By and large, said the Forest Service's Thompson, those lands have tended to fall in areas with large amounts of wilderness acreage.

Today, he said, the divide between areas that might be allowed to burn and areas where fires are routinely suppressed is beginning to blur.

"Times are changing," said Thompson. "We're starting to drift toward a policy that would allow us to let the fire burn where it would make good sense."

Fire researchers have developed a sense of how frequently different landscapes can expect to be swept by fires, from as often as every two or three years for grasslands to as rarely as every 200 or 250 years for some high-elevation forests.

A good fire management program, said Mutch, would replicate nature's frequency -- except where human settlement makes that impossible.

With people continuing to surge into areas full of scenic but flammable foliage, firefighters have to weigh the dangers.

In the Inyo Complex fire in the eastern Sierra near John Muir Wilderness, which had burned 37,400 acres of sagebrush and small trees by Monday afternoon, choices were clear.

At least two lighting-sparked fires were allowed to burn themselves out over the weekend, said Inyo National Forest spokeswoman Nancy Upham.

Three others, which grew into what's now California's biggest wildfire, were attacked because of threats to rural structures amid high winds, record heat and dry conditions, Upham said.

About 1,200 people were fighting the Inyo blaze, which was 55 percent contained. Full containment was expected Wednesday, though more lightning and wind could delay that.

Farther north, the Plumas National Forest is laced with pockets of populated, private land that make it impractical to designate some areas where fires could burn themselves out, said forest supervisor Chris Knopp.

"Our policy around here is pretty much immediate suppression," Knopp said, although that could change if more of the forest could be properly thinned.

Only about 10 percent of the Plumas forest's 1.2 million acres have had enough thinning to safely allow low-intensity fires to burn unabated, he said.

Meanwhile, firefighters were uneasily watching California's third big blaze, which had consumed 8,200 acres of heavy brush in the Los Padres National Forest in Santa Barbara County.

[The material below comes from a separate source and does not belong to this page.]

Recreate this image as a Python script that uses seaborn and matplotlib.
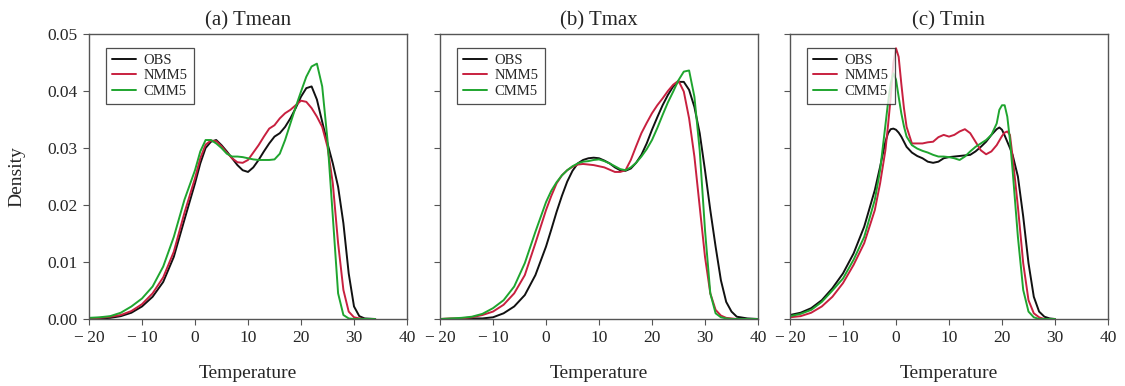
import numpy as np
import pandas as pd
import matplotlib
matplotlib.use("Agg")
import matplotlib.pyplot as plt
import seaborn as sns

# Density curves (temperature in deg C)
series_names = ["OBS", "NMM5", "CMM5"]
panel_titles = ["(a) Tmean", "(b) Tmax", "(c) Tmin"]
x_ticks = [-20, -10, 0, 10, 20, 30, 40]
x_tick_labels = ["\u2212\u200920", "\u2212\u200910", "0", "10", "20", "30", "40"]
y_ticks = [0.0, 0.01, 0.02, 0.03, 0.04, 0.05]
y_tick_labels = ["0.00", "0.01", "0.02", "0.03", "0.04", "0.05"]

# (a) Tmean
tmean_t = [-20, -18, -16, -14, -12, -10, -8, -6, -4, -2, 0, 1, 2, 3, 4, 5, 6, 7, 8, 9,
           10, 11, 12, 13, 14, 15, 16, 17, 18, 19, 20, 21, 22, 23, 24, 25, 26, 27, 28, 29,
           30, 31, 32, 34]
tmean_obs = [0.0001, 0.0001, 0.0002, 0.0005, 0.0011, 0.0022, 0.0039, 0.0065, 0.0109, 0.0174,
             0.0238, 0.0273, 0.0300, 0.0311, 0.0314, 0.0305, 0.0294, 0.0282, 0.0270, 0.0261,
             0.0258, 0.0266, 0.0279, 0.0294, 0.0308, 0.0320, 0.0326, 0.0337, 0.0352, 0.0370,
             0.0390, 0.0405, 0.0408, 0.0385, 0.0346, 0.0308, 0.0273, 0.0232, 0.0168, 0.0080,
             0.0022, 0.0005, 0.0001, 0.0]
tmean_nmm5 = [0.0001, 0.0002, 0.0004, 0.0007, 0.0014, 0.0026, 0.0045, 0.0073, 0.0118, 0.0186,
              0.0247, 0.0282, 0.0306, 0.0313, 0.0312, 0.0303, 0.0292, 0.0282, 0.0275, 0.0274,
              0.0279, 0.0292, 0.0305, 0.0320, 0.0334, 0.0340, 0.0352, 0.0361, 0.0367, 0.0375,
              0.0383, 0.0381, 0.0370, 0.0355, 0.0337, 0.0302, 0.0238, 0.0133, 0.0051, 0.0013,
              0.0003, 0.0001, 0.0, 0.0]
tmean_cmm5 = [0.0002, 0.0003, 0.0005, 0.0011, 0.0022, 0.0036, 0.0057, 0.0092, 0.0144, 0.0209,
              0.0261, 0.0294, 0.0314, 0.0314, 0.0308, 0.0300, 0.0290, 0.0285, 0.0285, 0.0284,
              0.0282, 0.0280, 0.0279, 0.0279, 0.0279, 0.0280, 0.0290, 0.0314, 0.0343, 0.0372,
              0.0399, 0.0425, 0.0443, 0.0448, 0.0408, 0.0314, 0.0180, 0.0045, 0.0007, 0.0001,
              0.0, 0.0, 0.0, 0.0]

# (b) Tmax
tmax_t = [-20, -18, -16, -14, -12, -10, -8, -6, -4, -2, 0, 1, 2, 3, 4, 5, 6, 7, 8, 9,
          10, 11, 12, 13, 14, 15, 16, 17, 18, 19, 20, 21, 22, 23, 24, 25, 26, 27, 28, 29,
          30, 31, 32, 33, 34, 35, 36, 38, 40]
tmax_obs = [0.0, 0.0, 0.0, 0.0001, 0.0001, 0.0003, 0.0010, 0.0022, 0.0042, 0.0077,
            0.0127, 0.0157, 0.0188, 0.0216, 0.0241, 0.0260, 0.0273, 0.0279, 0.0282, 0.0283,
            0.0282, 0.0278, 0.0273, 0.0266, 0.0261, 0.0260, 0.0264, 0.0274, 0.0288, 0.0308,
            0.0332, 0.0354, 0.0375, 0.0393, 0.0408, 0.0416, 0.0416, 0.0402, 0.0372, 0.0326,
            0.0261, 0.0191, 0.0127, 0.0068, 0.0030, 0.0013, 0.0004, 0.0001, 0.0]
tmax_nmm5 = [0.0, 0.0001, 0.0001, 0.0003, 0.0007, 0.0013, 0.0025, 0.0045, 0.0077, 0.0133,
             0.0191, 0.0216, 0.0238, 0.0252, 0.0261, 0.0267, 0.0271, 0.0272, 0.0271, 0.0270,
             0.0268, 0.0266, 0.0262, 0.0258, 0.0258, 0.0261, 0.0279, 0.0303, 0.0326, 0.0344,
             0.0361, 0.0375, 0.0387, 0.0400, 0.0411, 0.0418, 0.0399, 0.0352, 0.0285, 0.0197,
             0.0109, 0.0045, 0.0016, 0.0006, 0.0002, 0.0001, 0.0, 0.0, 0.0]
tmax_cmm5 = [0.0, 0.0001, 0.0002, 0.0004, 0.0009, 0.0019, 0.0033, 0.0057, 0.0098, 0.0153,
             0.0205, 0.0225, 0.0240, 0.0252, 0.0261, 0.0268, 0.0273, 0.0276, 0.0277, 0.0279,
             0.0280, 0.0277, 0.0273, 0.0268, 0.0263, 0.0261, 0.0266, 0.0274, 0.0285, 0.0298,
             0.0314, 0.0335, 0.0358, 0.0380, 0.0399, 0.0419, 0.0434, 0.0436, 0.0390, 0.0296,
             0.0156, 0.0045, 0.0010, 0.0003, 0.0001, 0.0, 0.0, 0.0, 0.0]

# (c) Tmin
tmin_t = [-20, -18, -16, -14, -12, -10, -8, -6, -4, -3, -2, -1.5, -1, -0.5, 0, 0.5, 1, 1.5,
          2, 3, 4, 5, 6, 7, 8, 9, 10, 11, 12, 13, 14, 15, 16, 17, 18, 19, 19.5, 20, 20.5,
          21, 21.5, 22, 23, 24, 25, 26, 27, 28, 29, 30]
tmin_obs = [0.0007, 0.0011, 0.0019, 0.0033, 0.0054, 0.0080, 0.0115, 0.0162, 0.0226, 0.0267,
            0.0311, 0.0326, 0.0333, 0.0334, 0.0332, 0.0327, 0.0320, 0.0311, 0.0302, 0.0292,
            0.0286, 0.0282, 0.0276, 0.0274, 0.0276, 0.0282, 0.0284, 0.0285, 0.0286, 0.0287,
            0.0288, 0.0294, 0.0302, 0.0311, 0.0323, 0.0333, 0.0336, 0.0332, 0.0322, 0.0311,
            0.0300, 0.0288, 0.0250, 0.0180, 0.0098, 0.0039, 0.0013, 0.0004, 0.0001, 0.0]
tmin_nmm5 = [0.0003, 0.0005, 0.0011, 0.0022, 0.0039, 0.0063, 0.0095, 0.0133, 0.0191, 0.0238,
             0.0296, 0.0340, 0.0389, 0.0449, 0.0475, 0.0460, 0.0413, 0.0370, 0.0337, 0.0308,
             0.0308, 0.0308, 0.0310, 0.0311, 0.0319, 0.0323, 0.0320, 0.0323, 0.0329, 0.0333,
             0.0326, 0.0311, 0.0296, 0.0289, 0.0294, 0.0305, 0.0313, 0.0321, 0.0327, 0.0329,
             0.0323, 0.0285, 0.0197, 0.0098, 0.0033, 0.0010, 0.0003, 0.0, 0.0, 0.0]
tmin_cmm5 = [0.0005, 0.0009, 0.0016, 0.0030, 0.0050, 0.0071, 0.0104, 0.0144, 0.0209, 0.0261,
             0.0340, 0.0380, 0.0413, 0.0431, 0.0420, 0.0390, 0.0361, 0.0338, 0.0320, 0.0305,
             0.0299, 0.0295, 0.0292, 0.0288, 0.0285, 0.0285, 0.0284, 0.0282, 0.0279, 0.0285,
             0.0294, 0.0302, 0.0308, 0.0314, 0.0323, 0.0343, 0.0367, 0.0375, 0.0375, 0.0355,
             0.0314, 0.0261, 0.0144, 0.0051, 0.0013, 0.0003, 0.0, 0.0, 0.0, 0.0]

colors = {"OBS": "#111111", "NMM5": "#c8203f", "CMM5": "#1fa52f"}

panels = [
    (tmean_t, [tmean_obs, tmean_nmm5, tmean_cmm5]),
    (tmax_t, [tmax_obs, tmax_nmm5, tmax_cmm5]),
    (tmin_t, [tmin_obs, tmin_nmm5, tmin_cmm5]),
]

sns.set_style("white")
plt.rcParams["font.family"] = ["Liberation Serif", "DejaVu Serif"]

fig = plt.figure(figsize=(11.25, 3.86), dpi=100)
lefts = [89 / 1125, 440 / 1125, 790 / 1125]
frame_col = "#555555"

for i, (t, ys) in enumerate(panels):
    ax = fig.add_axes([lefts[i], 67 / 386, 318 / 1125, 285 / 386])
    rows = []
    for name, vals in zip(series_names, ys):
        rows.append(pd.DataFrame({"Temperature": t, "Density": vals, "src": name}))
    df = pd.concat(rows, ignore_index=True)
    sns.lineplot(data=df, x="Temperature", y="Density", hue="src", palette=colors,
                 hue_order=series_names, linewidth=1.4, ax=ax, sort=False)

    ax.set_xlim(-20, 40)
    ax.set_ylim(0, 0.05)
    ax.set_xticks(x_ticks, x_tick_labels)
    ax.set_yticks(y_ticks, y_tick_labels if i == 0 else [""] * len(y_ticks))
    ax.tick_params(axis="both", direction="out", length=4, width=0.8, color=frame_col,
                   labelsize=12.5, pad=4, left=True, bottom=True)
    for sp in ax.spines.values():
        sp.set_color(frame_col)
        sp.set_linewidth(1.0)

    ax.set_title(panel_titles[i], fontsize=15, pad=6)
    ax.set_xlabel("Temperature", fontsize=14)
    ax.xaxis.set_label_coords(0.5, -0.16)
    if i == 0:
        ax.set_ylabel("Density", fontsize=14)
        ax.yaxis.set_label_coords(-0.2, 0.5)
    else:
        ax.set_ylabel("")

    handles, labels = ax.get_legend_handles_labels()
    leg = ax.legend(handles, labels, loc="upper left", bbox_to_anchor=(0.053, 0.951),
                    borderaxespad=0, fontsize=10.5, frameon=True, fancybox=False,
                    handlelength=1.7, handletextpad=0.5, labelspacing=0.15,
                    borderpad=0.4)
    leg.get_frame().set_edgecolor("#222222")
    leg.get_frame().set_linewidth(0.9)

fig.savefig("out.png", dpi=100)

The human-caused fire grew dramatically after moving into steep terrain where firefighting was difficult.

"It's burning in areas that haven't even burned in recorded history," said Santa Barbara County Fire Capt. Eli Iskow. "The fuels are at historic lows in moisture, and now it's burning uphill. It's a formula that makes it very difficult to put out."

Low moisture was a refrain throughout the drought-plagued West, even as fire officials so far hold to a "normal" label for this fire season.

"We're basically very lucky that we're holding our own," said Rose Davis, spokeswoman for the National Interagency Fire Center in Boise, Idaho.

So far this year, fires have blackened about 2.5 million acres, just above the 10-year average to date of 2.1 million. By this time last year, fire had already devastated 4 million acres.

This year, Davis said, "The drought has clearly been very, very scary for us."

With the worst two months of the fire year barely begun, the interagency center has set its "preparedness level" at 4 on a scale of 5. At 5, things are considered bad enough to recruit firefighters from Canada, Australia and New Zealand.

Among the major fires rampaging through 11 Western states are Utah's largest blaze on record, topping 460 square miles and blamed for three deaths, including a California couple on a motorcycle that crashed in smoke-impaired visibility.

In Nevada, fires covered 245 square miles, and other fires roiled through Alaska, Arizona, Idaho, Montana, Oregon, South Dakota, Washington and Wyoming.